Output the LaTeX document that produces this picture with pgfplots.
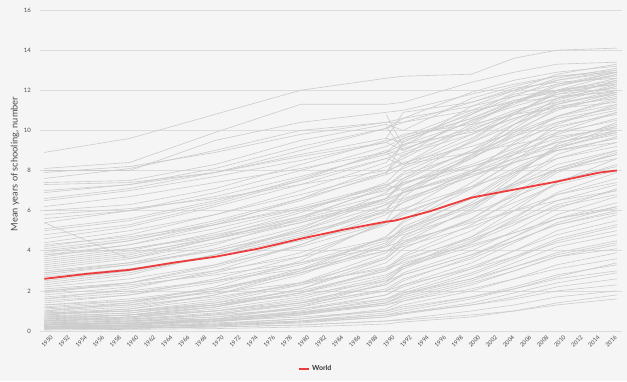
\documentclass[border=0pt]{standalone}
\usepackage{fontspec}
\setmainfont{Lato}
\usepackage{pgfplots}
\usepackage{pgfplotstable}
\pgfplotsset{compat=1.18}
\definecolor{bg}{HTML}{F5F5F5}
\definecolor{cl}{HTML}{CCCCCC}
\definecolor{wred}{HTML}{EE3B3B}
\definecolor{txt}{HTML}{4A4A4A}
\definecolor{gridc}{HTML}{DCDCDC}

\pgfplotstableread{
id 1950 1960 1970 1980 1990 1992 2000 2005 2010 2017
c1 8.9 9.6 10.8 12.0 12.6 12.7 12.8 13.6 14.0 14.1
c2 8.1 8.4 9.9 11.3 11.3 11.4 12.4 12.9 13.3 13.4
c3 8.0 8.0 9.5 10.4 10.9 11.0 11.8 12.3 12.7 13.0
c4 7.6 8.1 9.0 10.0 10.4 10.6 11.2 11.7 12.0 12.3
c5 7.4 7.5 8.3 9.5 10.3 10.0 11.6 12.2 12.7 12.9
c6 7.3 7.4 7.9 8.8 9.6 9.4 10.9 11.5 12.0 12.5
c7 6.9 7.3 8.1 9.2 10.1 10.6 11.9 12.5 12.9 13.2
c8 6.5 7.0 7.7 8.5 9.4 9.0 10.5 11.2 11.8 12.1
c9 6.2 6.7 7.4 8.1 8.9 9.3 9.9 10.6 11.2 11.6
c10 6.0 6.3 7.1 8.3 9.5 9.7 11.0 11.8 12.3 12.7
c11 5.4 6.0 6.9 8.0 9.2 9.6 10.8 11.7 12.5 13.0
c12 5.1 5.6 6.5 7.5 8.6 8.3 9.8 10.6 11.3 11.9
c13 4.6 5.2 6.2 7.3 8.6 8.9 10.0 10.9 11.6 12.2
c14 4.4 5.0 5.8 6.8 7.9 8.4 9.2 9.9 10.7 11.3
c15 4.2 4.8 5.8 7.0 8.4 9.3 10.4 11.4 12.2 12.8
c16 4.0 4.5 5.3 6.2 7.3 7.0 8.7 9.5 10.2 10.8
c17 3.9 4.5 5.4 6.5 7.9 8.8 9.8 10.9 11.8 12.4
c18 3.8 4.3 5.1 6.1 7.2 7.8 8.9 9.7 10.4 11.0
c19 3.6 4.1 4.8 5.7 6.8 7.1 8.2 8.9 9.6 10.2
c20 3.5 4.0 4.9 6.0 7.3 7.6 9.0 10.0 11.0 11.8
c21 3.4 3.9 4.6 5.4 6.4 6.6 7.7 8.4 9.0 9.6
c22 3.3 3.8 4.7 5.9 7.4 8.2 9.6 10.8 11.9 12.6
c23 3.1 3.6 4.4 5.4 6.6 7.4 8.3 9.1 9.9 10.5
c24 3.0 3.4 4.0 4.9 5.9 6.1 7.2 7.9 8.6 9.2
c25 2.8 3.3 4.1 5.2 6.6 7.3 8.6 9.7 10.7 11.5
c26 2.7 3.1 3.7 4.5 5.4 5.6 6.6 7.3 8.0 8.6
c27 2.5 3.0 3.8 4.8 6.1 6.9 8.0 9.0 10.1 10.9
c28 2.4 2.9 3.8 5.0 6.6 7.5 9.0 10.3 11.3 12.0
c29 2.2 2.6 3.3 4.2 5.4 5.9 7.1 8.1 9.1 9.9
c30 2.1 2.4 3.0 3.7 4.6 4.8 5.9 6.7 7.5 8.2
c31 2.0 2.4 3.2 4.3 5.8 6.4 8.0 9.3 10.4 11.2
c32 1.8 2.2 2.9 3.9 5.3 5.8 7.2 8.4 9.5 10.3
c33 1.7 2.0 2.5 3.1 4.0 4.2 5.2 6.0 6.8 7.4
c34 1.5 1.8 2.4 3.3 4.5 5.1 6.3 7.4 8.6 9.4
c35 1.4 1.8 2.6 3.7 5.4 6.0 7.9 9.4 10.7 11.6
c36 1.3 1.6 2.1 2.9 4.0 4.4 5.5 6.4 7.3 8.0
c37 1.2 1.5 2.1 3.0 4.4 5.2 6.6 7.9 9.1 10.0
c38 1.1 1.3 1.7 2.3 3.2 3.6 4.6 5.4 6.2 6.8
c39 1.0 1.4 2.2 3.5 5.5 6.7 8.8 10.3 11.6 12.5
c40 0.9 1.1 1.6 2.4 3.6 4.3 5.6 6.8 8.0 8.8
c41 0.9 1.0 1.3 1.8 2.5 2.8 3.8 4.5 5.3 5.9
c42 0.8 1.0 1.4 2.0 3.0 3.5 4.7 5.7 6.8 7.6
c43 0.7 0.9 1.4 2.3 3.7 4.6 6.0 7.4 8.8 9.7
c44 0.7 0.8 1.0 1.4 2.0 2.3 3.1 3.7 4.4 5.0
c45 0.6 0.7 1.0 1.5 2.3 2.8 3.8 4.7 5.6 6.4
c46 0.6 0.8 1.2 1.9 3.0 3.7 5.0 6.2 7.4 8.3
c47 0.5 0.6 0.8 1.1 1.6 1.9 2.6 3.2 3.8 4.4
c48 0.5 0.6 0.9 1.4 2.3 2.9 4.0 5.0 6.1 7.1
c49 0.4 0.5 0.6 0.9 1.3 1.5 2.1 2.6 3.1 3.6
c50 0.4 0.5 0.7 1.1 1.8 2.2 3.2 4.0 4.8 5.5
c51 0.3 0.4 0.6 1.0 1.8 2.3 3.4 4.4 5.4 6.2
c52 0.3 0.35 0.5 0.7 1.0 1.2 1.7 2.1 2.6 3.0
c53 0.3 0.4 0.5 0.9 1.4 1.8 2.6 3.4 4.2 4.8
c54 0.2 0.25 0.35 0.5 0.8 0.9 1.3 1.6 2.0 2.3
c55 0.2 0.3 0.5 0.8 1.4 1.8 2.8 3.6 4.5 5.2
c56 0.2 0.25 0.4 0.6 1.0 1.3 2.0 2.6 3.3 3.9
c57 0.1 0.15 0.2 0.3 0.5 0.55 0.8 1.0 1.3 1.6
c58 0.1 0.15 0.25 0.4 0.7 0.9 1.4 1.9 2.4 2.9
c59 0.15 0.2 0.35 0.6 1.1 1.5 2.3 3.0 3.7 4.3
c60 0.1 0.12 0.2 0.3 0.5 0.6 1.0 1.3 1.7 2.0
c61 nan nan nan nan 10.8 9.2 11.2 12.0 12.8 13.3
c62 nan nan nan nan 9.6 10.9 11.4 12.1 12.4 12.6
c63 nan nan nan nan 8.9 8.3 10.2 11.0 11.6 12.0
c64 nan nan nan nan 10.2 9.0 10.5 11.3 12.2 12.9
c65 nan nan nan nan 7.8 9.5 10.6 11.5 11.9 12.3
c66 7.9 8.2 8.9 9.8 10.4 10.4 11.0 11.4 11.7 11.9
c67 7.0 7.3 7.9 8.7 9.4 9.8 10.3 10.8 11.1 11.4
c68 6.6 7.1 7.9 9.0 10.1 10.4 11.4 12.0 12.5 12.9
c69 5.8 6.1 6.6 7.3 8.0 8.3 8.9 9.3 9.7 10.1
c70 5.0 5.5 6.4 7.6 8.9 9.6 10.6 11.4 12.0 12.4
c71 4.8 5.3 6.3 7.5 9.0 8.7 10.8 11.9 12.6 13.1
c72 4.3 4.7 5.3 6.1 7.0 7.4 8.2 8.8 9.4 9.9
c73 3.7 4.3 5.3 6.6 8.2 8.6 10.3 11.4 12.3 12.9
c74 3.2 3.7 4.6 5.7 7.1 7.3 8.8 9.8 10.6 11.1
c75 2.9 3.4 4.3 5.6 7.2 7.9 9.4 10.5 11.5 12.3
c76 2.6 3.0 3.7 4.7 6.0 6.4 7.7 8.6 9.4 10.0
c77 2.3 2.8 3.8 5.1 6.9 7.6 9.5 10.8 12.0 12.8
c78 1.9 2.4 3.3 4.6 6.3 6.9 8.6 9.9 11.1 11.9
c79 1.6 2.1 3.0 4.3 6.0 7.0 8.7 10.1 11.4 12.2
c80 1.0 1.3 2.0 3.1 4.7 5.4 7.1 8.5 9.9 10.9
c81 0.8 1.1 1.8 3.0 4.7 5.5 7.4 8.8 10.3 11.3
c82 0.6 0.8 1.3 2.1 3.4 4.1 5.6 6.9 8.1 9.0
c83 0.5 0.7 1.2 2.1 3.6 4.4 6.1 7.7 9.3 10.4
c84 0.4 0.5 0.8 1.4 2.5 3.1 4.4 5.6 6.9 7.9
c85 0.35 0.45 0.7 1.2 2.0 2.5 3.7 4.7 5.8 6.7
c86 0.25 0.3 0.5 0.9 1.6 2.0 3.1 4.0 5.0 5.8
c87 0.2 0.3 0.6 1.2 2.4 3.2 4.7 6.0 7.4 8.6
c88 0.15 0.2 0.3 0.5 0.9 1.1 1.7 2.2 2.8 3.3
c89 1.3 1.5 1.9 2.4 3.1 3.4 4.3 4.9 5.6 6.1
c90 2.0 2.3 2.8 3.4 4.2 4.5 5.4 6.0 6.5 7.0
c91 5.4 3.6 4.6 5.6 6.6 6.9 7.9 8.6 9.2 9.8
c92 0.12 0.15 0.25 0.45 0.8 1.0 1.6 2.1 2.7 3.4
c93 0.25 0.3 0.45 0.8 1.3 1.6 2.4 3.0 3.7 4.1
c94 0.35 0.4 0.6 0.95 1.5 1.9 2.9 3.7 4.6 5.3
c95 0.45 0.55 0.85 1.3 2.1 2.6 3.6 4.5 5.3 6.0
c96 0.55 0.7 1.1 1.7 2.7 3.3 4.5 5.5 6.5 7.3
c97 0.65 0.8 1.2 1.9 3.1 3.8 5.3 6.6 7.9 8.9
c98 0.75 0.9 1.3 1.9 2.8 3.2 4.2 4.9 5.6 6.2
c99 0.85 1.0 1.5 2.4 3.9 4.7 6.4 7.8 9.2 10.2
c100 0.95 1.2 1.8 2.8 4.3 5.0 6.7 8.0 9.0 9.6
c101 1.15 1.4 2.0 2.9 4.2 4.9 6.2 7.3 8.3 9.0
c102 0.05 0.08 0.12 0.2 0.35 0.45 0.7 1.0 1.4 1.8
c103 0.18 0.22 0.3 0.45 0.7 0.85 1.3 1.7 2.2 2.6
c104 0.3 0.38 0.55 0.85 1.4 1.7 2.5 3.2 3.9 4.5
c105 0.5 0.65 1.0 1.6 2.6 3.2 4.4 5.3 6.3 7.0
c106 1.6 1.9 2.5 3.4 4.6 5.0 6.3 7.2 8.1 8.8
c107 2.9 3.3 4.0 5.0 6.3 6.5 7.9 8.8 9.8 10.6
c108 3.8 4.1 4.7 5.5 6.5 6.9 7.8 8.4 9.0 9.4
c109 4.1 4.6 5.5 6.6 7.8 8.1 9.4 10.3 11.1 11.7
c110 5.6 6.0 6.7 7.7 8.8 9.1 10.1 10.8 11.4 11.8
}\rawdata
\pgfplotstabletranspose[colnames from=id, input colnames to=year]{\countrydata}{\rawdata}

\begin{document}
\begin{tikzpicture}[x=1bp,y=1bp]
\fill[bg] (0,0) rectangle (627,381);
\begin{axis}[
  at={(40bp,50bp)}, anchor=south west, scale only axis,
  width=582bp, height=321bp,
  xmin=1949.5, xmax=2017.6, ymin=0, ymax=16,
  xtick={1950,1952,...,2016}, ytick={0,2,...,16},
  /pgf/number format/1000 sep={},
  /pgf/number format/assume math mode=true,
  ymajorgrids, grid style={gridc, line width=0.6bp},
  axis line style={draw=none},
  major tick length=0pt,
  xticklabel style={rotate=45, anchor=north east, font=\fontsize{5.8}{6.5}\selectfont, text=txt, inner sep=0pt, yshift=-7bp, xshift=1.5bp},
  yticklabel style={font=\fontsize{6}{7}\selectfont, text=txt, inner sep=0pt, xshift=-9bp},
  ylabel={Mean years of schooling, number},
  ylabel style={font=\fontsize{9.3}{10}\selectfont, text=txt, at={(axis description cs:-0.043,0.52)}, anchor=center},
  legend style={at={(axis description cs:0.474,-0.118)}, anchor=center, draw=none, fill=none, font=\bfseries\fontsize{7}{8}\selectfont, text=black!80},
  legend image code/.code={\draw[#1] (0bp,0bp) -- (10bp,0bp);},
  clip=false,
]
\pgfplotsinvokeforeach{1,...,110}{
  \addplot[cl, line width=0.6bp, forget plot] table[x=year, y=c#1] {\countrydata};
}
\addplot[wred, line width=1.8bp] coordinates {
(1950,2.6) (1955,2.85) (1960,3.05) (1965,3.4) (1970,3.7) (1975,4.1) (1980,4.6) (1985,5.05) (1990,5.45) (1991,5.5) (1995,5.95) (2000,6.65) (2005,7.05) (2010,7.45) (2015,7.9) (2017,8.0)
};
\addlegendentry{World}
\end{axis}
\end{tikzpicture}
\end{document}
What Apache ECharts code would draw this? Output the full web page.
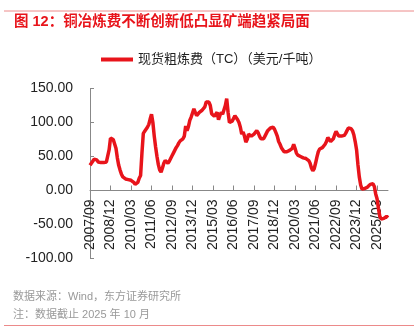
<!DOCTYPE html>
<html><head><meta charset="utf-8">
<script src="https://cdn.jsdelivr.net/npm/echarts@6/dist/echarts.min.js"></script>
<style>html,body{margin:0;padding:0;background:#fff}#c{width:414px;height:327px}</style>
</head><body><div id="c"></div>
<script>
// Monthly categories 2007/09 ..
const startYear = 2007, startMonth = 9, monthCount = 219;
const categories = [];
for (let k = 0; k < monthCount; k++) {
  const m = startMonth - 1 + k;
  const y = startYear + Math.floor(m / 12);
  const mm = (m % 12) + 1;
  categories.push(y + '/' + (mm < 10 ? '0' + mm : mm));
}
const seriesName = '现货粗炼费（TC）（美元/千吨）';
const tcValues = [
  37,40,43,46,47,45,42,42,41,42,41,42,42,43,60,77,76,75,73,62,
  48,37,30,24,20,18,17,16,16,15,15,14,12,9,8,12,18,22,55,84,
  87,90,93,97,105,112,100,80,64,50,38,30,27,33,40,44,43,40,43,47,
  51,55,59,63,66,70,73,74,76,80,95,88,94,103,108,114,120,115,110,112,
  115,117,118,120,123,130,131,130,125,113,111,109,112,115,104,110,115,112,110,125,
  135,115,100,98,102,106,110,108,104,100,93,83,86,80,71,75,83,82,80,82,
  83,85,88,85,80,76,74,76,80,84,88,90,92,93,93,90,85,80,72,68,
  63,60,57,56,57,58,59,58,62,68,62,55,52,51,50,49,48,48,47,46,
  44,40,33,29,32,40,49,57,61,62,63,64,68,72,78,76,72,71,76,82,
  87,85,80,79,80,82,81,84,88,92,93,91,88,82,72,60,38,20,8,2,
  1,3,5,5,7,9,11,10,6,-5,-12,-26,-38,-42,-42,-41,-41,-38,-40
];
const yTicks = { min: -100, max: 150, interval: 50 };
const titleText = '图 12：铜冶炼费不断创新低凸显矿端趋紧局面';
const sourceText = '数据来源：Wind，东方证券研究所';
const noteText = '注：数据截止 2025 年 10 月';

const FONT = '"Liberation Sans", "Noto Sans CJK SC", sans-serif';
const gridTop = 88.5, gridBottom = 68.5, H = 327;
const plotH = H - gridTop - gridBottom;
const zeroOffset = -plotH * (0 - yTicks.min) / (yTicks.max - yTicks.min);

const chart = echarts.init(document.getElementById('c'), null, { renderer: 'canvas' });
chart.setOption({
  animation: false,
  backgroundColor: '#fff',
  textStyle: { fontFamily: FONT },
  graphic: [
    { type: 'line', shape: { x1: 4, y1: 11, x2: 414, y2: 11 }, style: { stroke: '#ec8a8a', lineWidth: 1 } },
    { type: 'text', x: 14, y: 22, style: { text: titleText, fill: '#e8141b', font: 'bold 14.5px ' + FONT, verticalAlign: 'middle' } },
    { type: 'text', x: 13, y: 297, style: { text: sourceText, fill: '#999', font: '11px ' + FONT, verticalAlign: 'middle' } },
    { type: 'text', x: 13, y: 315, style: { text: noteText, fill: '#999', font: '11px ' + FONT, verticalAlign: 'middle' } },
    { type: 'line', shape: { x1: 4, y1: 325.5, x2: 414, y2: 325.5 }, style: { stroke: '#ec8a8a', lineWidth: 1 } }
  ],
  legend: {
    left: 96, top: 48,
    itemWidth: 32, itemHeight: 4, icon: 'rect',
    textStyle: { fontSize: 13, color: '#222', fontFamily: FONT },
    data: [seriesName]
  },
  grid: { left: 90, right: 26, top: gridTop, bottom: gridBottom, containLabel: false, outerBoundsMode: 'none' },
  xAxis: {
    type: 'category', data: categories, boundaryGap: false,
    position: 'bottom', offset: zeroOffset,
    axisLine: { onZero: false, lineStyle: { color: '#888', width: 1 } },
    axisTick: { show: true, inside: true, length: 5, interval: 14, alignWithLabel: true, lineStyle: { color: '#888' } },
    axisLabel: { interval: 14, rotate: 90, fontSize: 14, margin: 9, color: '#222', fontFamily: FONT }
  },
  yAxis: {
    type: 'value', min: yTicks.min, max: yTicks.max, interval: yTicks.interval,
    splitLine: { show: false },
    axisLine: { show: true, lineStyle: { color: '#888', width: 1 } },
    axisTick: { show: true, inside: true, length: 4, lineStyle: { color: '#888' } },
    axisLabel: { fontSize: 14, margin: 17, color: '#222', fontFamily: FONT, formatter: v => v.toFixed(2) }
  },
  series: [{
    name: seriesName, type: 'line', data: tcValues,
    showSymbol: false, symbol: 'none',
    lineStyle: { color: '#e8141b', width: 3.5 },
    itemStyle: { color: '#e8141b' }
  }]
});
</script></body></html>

════════════════════

### [Stated exercise]
Search the data above for the string "Output" and copy each line that has it.

### [Exercise result]
Output the LaTeX document that produces this picture with pgfplots.
What Apache ECharts code would draw this? Output the full web page.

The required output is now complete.